3. Algorithm Description: Music Detection Module
The music detection function is a key innovation within Annex C+, specifically designed to enhance the codec’s performance and audio quality when handling non-speech audio, such as music, during Annex E’s DTX operation. Its primary role is to identify music segments and override the VAD’s decision, preventing musical passages from being incorrectly classified as silence and subsequently suppressed.
3.1 Operational Principles
The music detection function is a new procedure performed immediately after the VAD makes its initial decision. Its core behavior is to analyze a set of parameters and, if music is detected, force the VAD’s final decision to “speech.”
This function is active only during Annex E operation in conjunction with Annex B DTX. However, its internal parameters are updated continuously, regardless of the active coding mode, to maintain an accurate state of the audio signal’s characteristics over time.
3.2 Parameter Computation
The algorithm’s first main part involves the computation of several parameters that characterize the input signal. These parameters form the basis of the music detection logic.
- Partial Normalized Residual Energy: An energy measurement (Lenergy) of the LPC residual signal, indicating the energy of the current frame after linear prediction.
- Spectral Difference: A measure (SD) of the spectral change between the current frame’s reflection coefficients and a running mean of past coefficients, indicating spectral stationarity.
- Open loop Pitch Lag Correction: A process applied to the open loop pitch lag to correct for common estimation errors such as pitch doubling or tripling, ensuring a more accurate pitch track.
- Pitch Lag Standard Deviation: A statistical measure (std) of the stability of the pitch lag over the last five frames. A low standard deviation suggests a stable, periodic signal, characteristic of voiced speech or music.
- Running Mean of Pitch Gain: A smoothed average (mPgain) of the pitch gain values, reflecting the strength of the pitch periodicity over time.
- Pitch Lag Smoothness and Voicing Strength Indicator (Pflag): A logical flag derived from the pitch lag standard deviation and the running mean of pitch gain. It provides a binary indication of whether the signal exhibits strong and stable voicing characteristics.
- Stationarity Counters: A set of counters track the persistence of various signal properties over consecutive frames:
- count_consc_rflag: Tracks frames where specific reflection coefficient and pitch gain conditions are met.
- count_music: Tracks frames where the previous frame used backward adaptive LPC and the current frame is “speech.”
- count_consc: Tracks consecutive frames where count_music remains zero. The running mean, mcount_music, is reset to 0 if count_consc exceeds 500 or if count_consc_rflag exceeds 150.
- count_pflag: Tracks the number of frames within a 64-frame window where Pflag is active.

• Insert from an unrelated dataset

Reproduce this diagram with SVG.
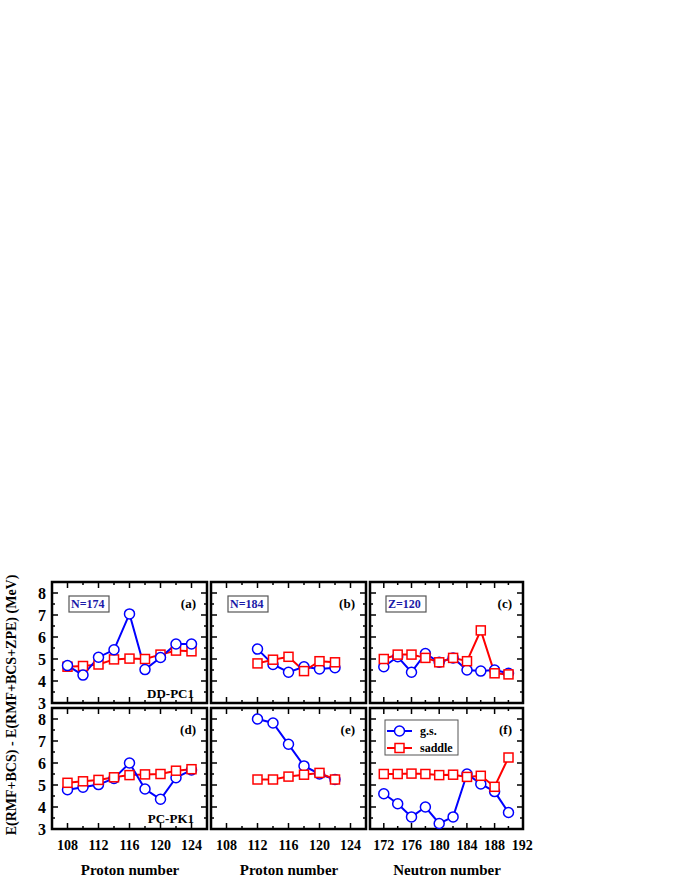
<svg xmlns="http://www.w3.org/2000/svg" width="680" height="880" viewBox="0 0 680 880">
<style>
text{font-family:"Liberation Serif","Times New Roman",serif;font-weight:bold;fill:#000}
.tl{font-size:16px;text-anchor:end}
.xl{font-size:14px;text-anchor:middle}
.ti{font-size:15px;text-anchor:middle}
.pl{font-size:13px;text-anchor:end}
.bx{font-size:12px;fill:#1a1aa8}
.fr{fill:none;stroke:#000;stroke-width:2.5}
.tk{fill:none;stroke:#000;stroke-width:1.5}
.gs{fill:none;stroke:#0000ff;stroke-width:2}
.sd{fill:none;stroke:#ff0000;stroke-width:2}
.c{fill:#fff;stroke:#0000ff;stroke-width:1.5}
.s{fill:#fff;stroke:#ff0000;stroke-width:1.5}
</style>
<defs>
<path id="yt" d="M0 11h6M0 33h6M0 55h6M0 77h6M0 99h6M0 22h3M0 44h3M0 66h3M0 88h3M0 110h3"/>
<g id="pP">
<rect class="fr" x="0" y="0" width="155" height="121"/>
<path class="tk" d="M0 11h6M0 33h6M0 55h6M0 77h6M0 99h6M0 22h3M0 44h3M0 66h3M0 88h3M0 110h3M155 11h-6M155 33h-6M155 55h-6M155 77h-6M155 99h-6M155 22h-3M155 44h-3M155 66h-3M155 88h-3M155 110h-3M15.5 121v-6M46.5 121v-6M77.5 121v-6M108.5 121v-6M139.5 121v-6M31 121v-3M62 121v-3M93 121v-3M124 121v-3M15.5 0v6M46.5 0v6M77.5 0v6M108.5 0v6M139.5 0v6M31 0v3M62 0v3M93 0v3M124 0v3"/>
</g>
<g id="pN">
<rect class="fr" x="0" y="0" width="153" height="121"/>
<path class="tk" d="M0 11h6M0 33h6M0 55h6M0 77h6M0 99h6M0 22h3M0 44h3M0 66h3M0 88h3M0 110h3M153 11h-6M153 33h-6M153 55h-6M153 77h-6M153 99h-6M153 22h-3M153 44h-3M153 66h-3M153 88h-3M153 110h-3M13.8 121v-6M41.5 121v-6M69.2 121v-6M96.9 121v-6M124.6 121v-6M27.7 121v-3M55.4 121v-3M83 121v-3M110.7 121v-3M138.4 121v-3M13.8 0v6M41.5 0v6M69.2 0v6M96.9 0v6M124.6 0v6M27.7 0v3M55.4 0v3M83 0v3M110.7 0v3M138.4 0v3"/>
</g>
<circle id="ci" class="c" r="5"/>
<rect id="sq" class="s" x="-4.5" y="-4.5" width="9" height="9"/>
</defs>

<g id="frames">
<use href="#pP" x="52" y="582"/><use href="#pP" x="211" y="582"/><use href="#pN" x="370" y="582"/>
<use href="#pP" x="52" y="708"/><use href="#pP" x="211" y="708"/><use href="#pN" x="370" y="708"/>
</g>

<g id="axes">
<text class="tl" x="46" y="599">8</text><text class="tl" x="46" y="621">7</text><text class="tl" x="46" y="643">6</text><text class="tl" x="46" y="665">5</text><text class="tl" x="46" y="687">4</text><text class="tl" x="46" y="709">3</text>
<text class="tl" x="46" y="725">8</text><text class="tl" x="46" y="747">7</text><text class="tl" x="46" y="769">6</text><text class="tl" x="46" y="791">5</text><text class="tl" x="46" y="813">4</text><text class="tl" x="46" y="835">3</text>
<text class="xl" x="67.5" y="850">108</text><text class="xl" x="98.5" y="850">112</text><text class="xl" x="129.5" y="850">116</text><text class="xl" x="160.5" y="850">120</text><text class="xl" x="191.5" y="850">124</text>
<text class="xl" x="226.5" y="850">108</text><text class="xl" x="257.5" y="850">112</text><text class="xl" x="288.5" y="850">116</text><text class="xl" x="319.5" y="850">120</text><text class="xl" x="350.5" y="850">124</text>
<text class="xl" x="383.8" y="850">172</text><text class="xl" x="411.5" y="850">176</text><text class="xl" x="439.2" y="850">180</text><text class="xl" x="467" y="850">184</text><text class="xl" x="494.6" y="850">188</text><text class="xl" x="522.3" y="850">192</text>
<text class="ti" x="130" y="875">Proton number</text><text class="ti" x="289" y="875">Proton number</text><text class="ti" x="447" y="875">Neutron number</text>
<text class="ti" transform="translate(16 705) rotate(-90)" style="font-size:14px">E(RMF+BCS) - E(RMF+BCS+ZPE) (MeV)</text>
</g>

<g id="labels">
<rect x="69" y="596" width="40" height="16" fill="none" stroke="#555" stroke-width="1.2"/><text class="bx" x="71" y="608">N=174</text>
<rect x="228" y="596" width="40" height="16" fill="none" stroke="#555" stroke-width="1.2"/><text class="bx" x="230" y="608">N=184</text>
<rect x="386" y="596" width="40" height="16" fill="none" stroke="#555" stroke-width="1.2"/><text class="bx" x="388" y="608">Z=120</text>
<text class="pl" x="196" y="608">(a)</text><text class="pl" x="355" y="608">(b)</text><text class="pl" x="512" y="608">(c)</text>
<text class="pl" x="196" y="734">(d)</text><text class="pl" x="355" y="734">(e)</text><text class="pl" x="512" y="734">(f)</text>
<text class="pl" x="194" y="698">DD-PC1</text><text class="pl" x="194" y="823">PC-PK1</text>
</g>

<g id="legend">
<rect x="385" y="720" width="73" height="35" fill="#fff" stroke="#555" stroke-width="1"/>
<path class="gs" d="M387 731h25"/><use href="#ci" x="399.5" y="731"/><text x="420" y="735" style="font-size:12px">g.s.</text>
<path class="sd" d="M387 748h25"/><use href="#sq" x="399.5" y="748"/><text x="420" y="752" style="font-size:12px">saddle</text>
</g>

<g id="connectors">
<polyline class="sd" points="67.5,666.7 83,666 98.5,664.5 114,659.4 129.5,658.6 145,659 160.5,654.6 176,650.6 191.5,651.3"/>
<polyline class="gs" points="67.5,665.6 83,675.1 98.5,657.2 114,649.8 129.5,613.9 145,669.6 160.5,657.5 176,644 191.5,644"/>
<polyline class="sd" points="67.5,782.8 83,781.3 98.5,779.9 114,777.3 129.5,775.1 145,774.4 160.5,774 176,770.7 191.5,769.2"/>
<polyline class="gs" points="67.5,789.8 83,787.2 98.5,784.6 114,778.4 129.5,763 145,789 160.5,799.3 176,777.7 191.5,770"/>
<polyline class="gs" points="257.5,649.1 273,664.5 288.5,672.2 304,666.7 319.5,668.9 335,667.8"/>
<polyline class="sd" points="257.5,663.4 273,659.7 288.5,656.8 304,671.1 319.5,661.2 335,662.3"/>
<polyline class="gs" points="257.5,719 273,723 288.5,744.3 304,765.9 319.5,774 335,779.5"/>
<polyline class="sd" points="257.5,779.5 273,779.5 288.5,776.6 304,774.7 319.5,772.9 335,779.5"/>
<polyline class="gs" points="383.8,666.7 397.7,656.8 411.5,672.2 425.4,653.5 439.2,662.3 453.1,657.9 467,670 480.8,671.1 494.6,670 508.5,673.3"/>
<polyline class="sd" points="383.8,659 397.7,654.6 411.5,654.6 425.4,657.9 439.2,662.3 453.1,657.9 467,661.2 480.8,630.4 494.6,673.3 508.5,674.4"/>
<polyline class="sd" points="383.8,774 397.7,774 411.5,773.6 425.4,774 439.2,775.1 453.1,774.7 467,776.9 480.8,775.8 494.6,786.8 508.5,757.5"/>
<polyline class="gs" points="383.8,793.8 397.7,803.7 411.5,816.9 425.4,807 439.2,823.5 453.1,816.9 467,774 480.8,783.9 494.6,791.6 508.5,812.5"/>
</g>

<g id="markers">
<use href="#sq" x="67.5" y="666.7"/><use href="#sq" x="83" y="666"/><use href="#sq" x="98.5" y="664.5"/><use href="#sq" x="114" y="659.4"/><use href="#sq" x="129.5" y="658.6"/><use href="#sq" x="145" y="659"/><use href="#sq" x="160.5" y="654.6"/><use href="#sq" x="176" y="650.6"/><use href="#sq" x="191.5" y="651.3"/>
<use href="#ci" x="67.5" y="665.6"/><use href="#ci" x="83" y="675.1"/><use href="#ci" x="98.5" y="657.2"/><use href="#ci" x="114" y="649.8"/><use href="#ci" x="129.5" y="613.9"/><use href="#ci" x="145" y="669.6"/><use href="#ci" x="160.5" y="657.5"/><use href="#ci" x="176" y="644"/><use href="#ci" x="191.5" y="644"/>
<use href="#ci" x="67.5" y="789.8"/><use href="#ci" x="83" y="787.2"/><use href="#ci" x="98.5" y="784.6"/><use href="#ci" x="114" y="778.4"/><use href="#ci" x="129.5" y="763"/><use href="#ci" x="145" y="789"/><use href="#ci" x="160.5" y="799.3"/><use href="#ci" x="176" y="777.7"/><use href="#ci" x="191.5" y="770"/>
<use href="#sq" x="67.5" y="782.8"/><use href="#sq" x="83" y="781.3"/><use href="#sq" x="98.5" y="779.9"/><use href="#sq" x="114" y="777.3"/><use href="#sq" x="129.5" y="775.1"/><use href="#sq" x="145" y="774.4"/><use href="#sq" x="160.5" y="774"/><use href="#sq" x="176" y="770.7"/><use href="#sq" x="191.5" y="769.2"/>
<use href="#ci" x="257.5" y="649.1"/><use href="#ci" x="273" y="664.5"/><use href="#ci" x="288.5" y="672.2"/><use href="#ci" x="304" y="666.7"/><use href="#ci" x="319.5" y="668.9"/><use href="#ci" x="335" y="667.8"/>
<use href="#sq" x="257.5" y="663.4"/><use href="#sq" x="273" y="659.7"/><use href="#sq" x="288.5" y="656.8"/><use href="#sq" x="304" y="671.1"/><use href="#sq" x="319.5" y="661.2"/><use href="#sq" x="335" y="662.3"/>
<use href="#ci" x="257.5" y="719"/><use href="#ci" x="273" y="723"/><use href="#ci" x="288.5" y="744.3"/><use href="#ci" x="304" y="765.9"/><use href="#ci" x="319.5" y="774"/><use href="#ci" x="335" y="779.5"/>
<use href="#sq" x="257.5" y="779.5"/><use href="#sq" x="273" y="779.5"/><use href="#sq" x="288.5" y="776.6"/><use href="#sq" x="304" y="774.7"/><use href="#sq" x="319.5" y="772.9"/><use href="#sq" x="335" y="779.5"/>
<use href="#ci" x="383.8" y="666.7"/><use href="#ci" x="397.7" y="656.8"/><use href="#ci" x="411.5" y="672.2"/><use href="#ci" x="425.4" y="653.5"/><use href="#ci" x="439.2" y="662.3"/><use href="#ci" x="453.1" y="657.9"/><use href="#ci" x="467" y="670"/><use href="#ci" x="480.8" y="671.1"/><use href="#ci" x="494.6" y="670"/><use href="#ci" x="508.5" y="673.3"/>
<use href="#sq" x="383.8" y="659"/><use href="#sq" x="397.7" y="654.6"/><use href="#sq" x="411.5" y="654.6"/><use href="#sq" x="425.4" y="657.9"/><use href="#sq" x="439.2" y="662.3"/><use href="#sq" x="453.1" y="657.9"/><use href="#sq" x="467" y="661.2"/><use href="#sq" x="480.8" y="630.4"/><use href="#sq" x="494.6" y="673.3"/><use href="#sq" x="508.5" y="674.4"/>
<use href="#ci" x="383.8" y="793.8"/><use href="#ci" x="397.7" y="803.7"/><use href="#ci" x="411.5" y="816.9"/><use href="#ci" x="425.4" y="807"/><use href="#ci" x="439.2" y="823.5"/><use href="#ci" x="453.1" y="816.9"/><use href="#ci" x="467" y="774"/><use href="#ci" x="480.8" y="783.9"/><use href="#ci" x="494.6" y="791.6"/><use href="#ci" x="508.5" y="812.5"/>
<use href="#sq" x="383.8" y="774"/><use href="#sq" x="397.7" y="774"/><use href="#sq" x="411.5" y="773.6"/><use href="#sq" x="425.4" y="774"/><use href="#sq" x="439.2" y="775.1"/><use href="#sq" x="453.1" y="774.7"/><use href="#sq" x="467" y="776.9"/><use href="#sq" x="480.8" y="775.8"/><use href="#sq" x="494.6" y="786.8"/><use href="#sq" x="508.5" y="757.5"/>
</g>
</svg>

- count_consc_pflag: Tracks consecutive frames where Pflag is continuously inactive. The running mean, mcount_pflag, is reset to 0 if count_consc_pflag exceeds 100 or if count_consc_rflag exceeds 150.
3.3 Classification Logic
Based on the parameters computed, the classification logic determines if the initial VAD decision (Vad_deci) should be reverted. If the VAD classifies a frame as “non-speech,” the music detection module evaluates a set of conditions based on the calculated parameters. The decision is changed from “non-speech” to “VOICE” if specific thresholds for spectral difference (SD), the difference between current and mean residual energy (Lenergy – mEnergy), absolute energy (LLenergy), and running mean counters (mcount_pflag, mcount_music) are met.
This logic is designed to identify signals that, while not matching typical speech patterns, exhibit the harmonic stability and consistent energy characteristic of music. It is critical to note a fundamental constraint of this module: it only has the capability to change a VAD decision from “non-speech” to “speech,” and not vice versa. This ensures that genuine speech is never misclassified as silence.
The successful implementation of these algorithms relies on the careful management of codec state variables, especially during periods of discontinued transmission.